Task brief
Go through the listing and set it down exactly, leaving out its pictures.

Data provided
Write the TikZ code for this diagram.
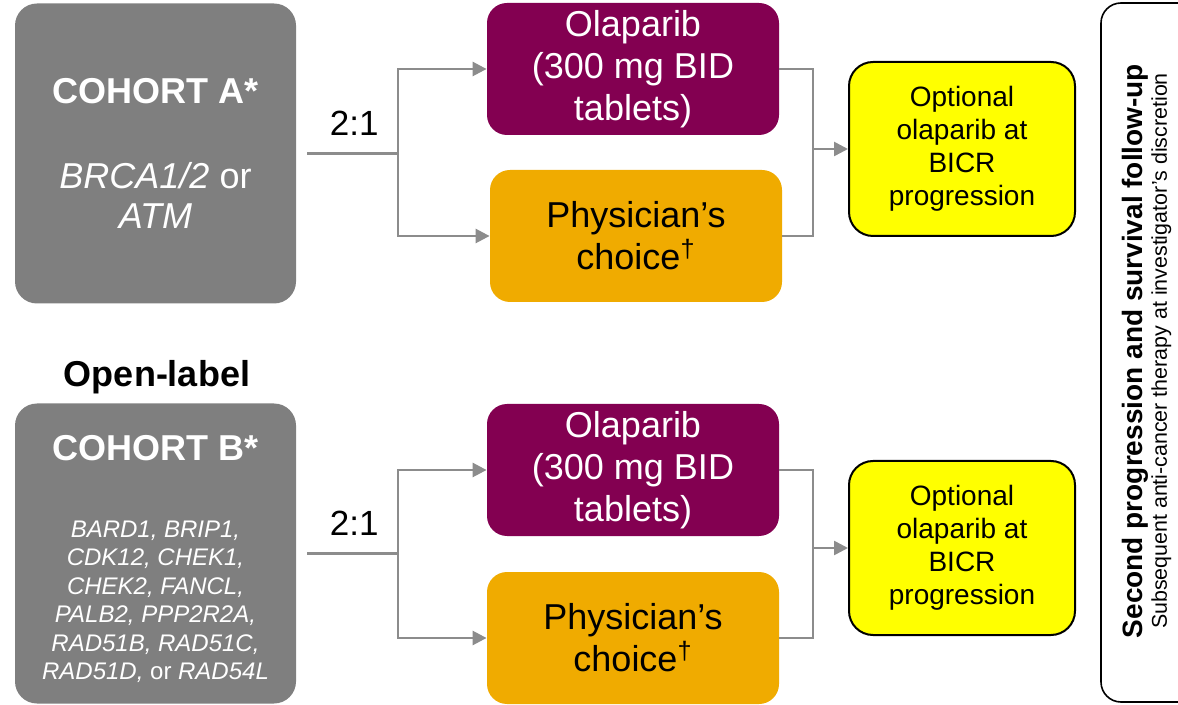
\documentclass[tikz,border=0pt]{standalone}
\usepackage{fontspec}
\setmainfont{Liberation Sans}
\usepackage{xcolor}
\usetikzlibrary{arrows.meta}
\definecolor{cohortgray}{HTML}{7F7F7F}
\definecolor{mulberry}{HTML}{830051}
\definecolor{azgold}{HTML}{F0AB00}
\definecolor{optyellow}{HTML}{FFFF00}
\definecolor{linkgray}{HTML}{8C8C8C}
\tikzset{
  cohort/.style={
    rectangle, rounded corners=11pt, fill=cohortgray, text=white,
    minimum width=140.5pt, minimum height=150pt, align=center, inner sep=0pt
  },
  olaparib/.style={
    rectangle, rounded corners=10pt, fill=mulberry, text=white,
    minimum width=146pt, minimum height=66pt, align=center,
    font=\fontsize{18}{21}\selectfont
  },
  choice/.style={
    rectangle, rounded corners=10pt, fill=azgold, text=black,
    minimum width=146pt, minimum height=66pt, align=center,
    font=\fontsize{18}{21}\selectfont
  },
  optional/.style={
    rectangle, rounded corners=12pt, draw=black, line width=1pt,
    fill=optyellow, minimum width=113pt, minimum height=87pt, align=center,
    font=\fontsize{14}{16.5}\selectfont
  },
  panel/.style={rounded corners=10pt, draw=black, line width=0.8pt},
  link/.style={draw=linkgray, line width=1.3pt},
  linkarrow/.style={link, -{Triangle[length=7pt,width=7pt]}},
  ratio/.style={font=\fontsize{17.5}{20}\selectfont, inner sep=1pt},
}

\begin{document}
\begin{tikzpicture}[x=0.5pt, y=-0.5pt]
  \useasboundingbox (0,0) rectangle (1178,705);

  % cohorts
  \node[cohort, font=\fontsize{18}{20}\selectfont] (cohA) at (155.5,153.5)
    {\textbf{COHORT A*}\\[22.5pt]\textit{BRCA1/2} or\\\textit{ATM}};
  \node[font=\fontsize{18}{20}\selectfont\bfseries] (openlabel) at (157,377)
    {Open-label};
  \node[cohort, font=\fontsize{12}{14.2}\selectfont\itshape] (cohB) at (155.5,553.5)
    {{\upshape\bfseries\fontsize{18}{20}\selectfont\rule{0pt}{18pt}COHORT B*}\\[24.3pt]
    BARD1, BRIP1,\\CDK12, CHEK1,\\CHEK2, FANCL,\\PALB2, PPP2R2A,\\
    RAD51B, RAD51C,\\RAD51D, {\upshape or} RAD54L};

  % arms
  \node[olaparib] (olapA) at (633,69) {Olaparib\\(300 mg BID\\tablets)};
  \node[choice] (choiceA) at (636,236) {Physician’s\\choice\textsuperscript{†}};
  \node[olaparib] (olapB) at (633,470) {Olaparib\\(300 mg BID\\tablets)};
  \node[choice] (choiceB) at (633,638) {Physician’s\\choice\textsuperscript{†}};

  \node[optional] (optA) at (962,149)
    {Optional\\olaparib at\\BICR\\progression};
  \node[optional] (optB) at (962,548)
    {Optional\\olaparib at\\BICR\\progression};

  % follow-up panel
  \draw[panel] (1101,3) rectangle (1260,702);
  \node[rotate=90, align=center] (followup) at (1147,351)
    {\fontsize{14}{17}\selectfont\bfseries Second progression and survival follow-up\\
     \fontsize{10.7}{12}\selectfont Subsequent anti-cancer therapy at investigator’s discretion};

  % randomisation
  \coordinate (splitA) at (398,153.5);
  \coordinate (splitB) at (398,553.5);
  \draw[link, shorten <=5.5pt] (cohA.east) -- node[ratio, above=7.5pt, pos=0.57] {2:1} (splitA);
  \draw[linkarrow] (splitA) |- (olapA.west);
  \draw[linkarrow] (splitA) |- (choiceA.west);
  \draw[link, shorten <=5.5pt] (cohB.east) -- node[ratio, above=7.5pt, pos=0.57] {2:1} (splitB);
  \draw[linkarrow] (splitB) |- (olapB.west);
  \draw[linkarrow] (splitB) |- (choiceB.west);

  % to optional olaparib
  \coordinate (joinA) at (813,149);
  \coordinate (joinB) at (813,548);
  \draw[link] (olapA.east) -| (joinA) |- (choiceA.east);
  \draw[linkarrow] (joinA) -- (optA.west);
  \draw[link] (olapB.east) -| (joinB) |- (choiceB.east);
  \draw[linkarrow] (joinB) -- (optB.west);

\end{tikzpicture}
\end{document}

Complete output
Write the TikZ code for this diagram.
\documentclass[tikz,border=0pt]{standalone}
\usepackage{fontspec}
\setmainfont{Liberation Sans}
\usepackage{xcolor}
\usetikzlibrary{arrows.meta}
\definecolor{cohortgray}{HTML}{7F7F7F}
\definecolor{mulberry}{HTML}{830051}
\definecolor{azgold}{HTML}{F0AB00}
\definecolor{optyellow}{HTML}{FFFF00}
\definecolor{linkgray}{HTML}{8C8C8C}
\tikzset{
  cohort/.style={
    rectangle, rounded corners=11pt, fill=cohortgray, text=white,
    minimum width=140.5pt, minimum height=150pt, align=center, inner sep=0pt
  },
  olaparib/.style={
    rectangle, rounded corners=10pt, fill=mulberry, text=white,
    minimum width=146pt, minimum height=66pt, align=center,
    font=\fontsize{18}{21}\selectfont
  },
  choice/.style={
    rectangle, rounded corners=10pt, fill=azgold, text=black,
    minimum width=146pt, minimum height=66pt, align=center,
    font=\fontsize{18}{21}\selectfont
  },
  optional/.style={
    rectangle, rounded corners=12pt, draw=black, line width=1pt,
    fill=optyellow, minimum width=113pt, minimum height=87pt, align=center,
    font=\fontsize{14}{16.5}\selectfont
  },
  panel/.style={rounded corners=10pt, draw=black, line width=0.8pt},
  link/.style={draw=linkgray, line width=1.3pt},
  linkarrow/.style={link, -{Triangle[length=7pt,width=7pt]}},
  ratio/.style={font=\fontsize{17.5}{20}\selectfont, inner sep=1pt},
}

\begin{document}
\begin{tikzpicture}[x=0.5pt, y=-0.5pt]
  \useasboundingbox (0,0) rectangle (1178,705);

  % cohorts
  \node[cohort, font=\fontsize{18}{20}\selectfont] (cohA) at (155.5,153.5)
    {\textbf{COHORT A*}\\[22.5pt]\textit{BRCA1/2} or\\\textit{ATM}};
  \node[font=\fontsize{18}{20}\selectfont\bfseries] (openlabel) at (157,377)
    {Open-label};
  \node[cohort, font=\fontsize{12}{14.2}\selectfont\itshape] (cohB) at (155.5,553.5)
    {{\upshape\bfseries\fontsize{18}{20}\selectfont\rule{0pt}{18pt}COHORT B*}\\[24.3pt]
    BARD1, BRIP1,\\CDK12, CHEK1,\\CHEK2, FANCL,\\PALB2, PPP2R2A,\\
    RAD51B, RAD51C,\\RAD51D, {\upshape or} RAD54L};

  % arms
  \node[olaparib] (olapA) at (633,69) {Olaparib\\(300 mg BID\\tablets)};
  \node[choice] (choiceA) at (636,236) {Physician’s\\choice\textsuperscript{†}};
  \node[olaparib] (olapB) at (633,470) {Olaparib\\(300 mg BID\\tablets)};
  \node[choice] (choiceB) at (633,638) {Physician’s\\choice\textsuperscript{†}};

  \node[optional] (optA) at (962,149)
    {Optional\\olaparib at\\BICR\\progression};
  \node[optional] (optB) at (962,548)
    {Optional\\olaparib at\\BICR\\progression};

  % follow-up panel
  \draw[panel] (1101,3) rectangle (1260,702);
  \node[rotate=90, align=center] (followup) at (1147,351)
    {\fontsize{14}{17}\selectfont\bfseries Second progression and survival follow-up\\
     \fontsize{10.7}{12}\selectfont Subsequent anti-cancer therapy at investigator’s discretion};

  % randomisation
  \coordinate (splitA) at (398,153.5);
  \coordinate (splitB) at (398,553.5);
  \draw[link, shorten <=5.5pt] (cohA.east) -- node[ratio, above=7.5pt, pos=0.57] {2:1} (splitA);
  \draw[linkarrow] (splitA) |- (olapA.west);
  \draw[linkarrow] (splitA) |- (choiceA.west);
  \draw[link, shorten <=5.5pt] (cohB.east) -- node[ratio, above=7.5pt, pos=0.57] {2:1} (splitB);
  \draw[linkarrow] (splitB) |- (olapB.west);
  \draw[linkarrow] (splitB) |- (choiceB.west);

  % to optional olaparib
  \coordinate (joinA) at (813,149);
  \coordinate (joinB) at (813,548);
  \draw[link] (olapA.east) -| (joinA) |- (choiceA.east);
  \draw[linkarrow] (joinA) -- (optA.west);
  \draw[link] (olapB.east) -| (joinB) |- (choiceB.east);
  \draw[linkarrow] (joinB) -- (optB.west);

\end{tikzpicture}
\end{document}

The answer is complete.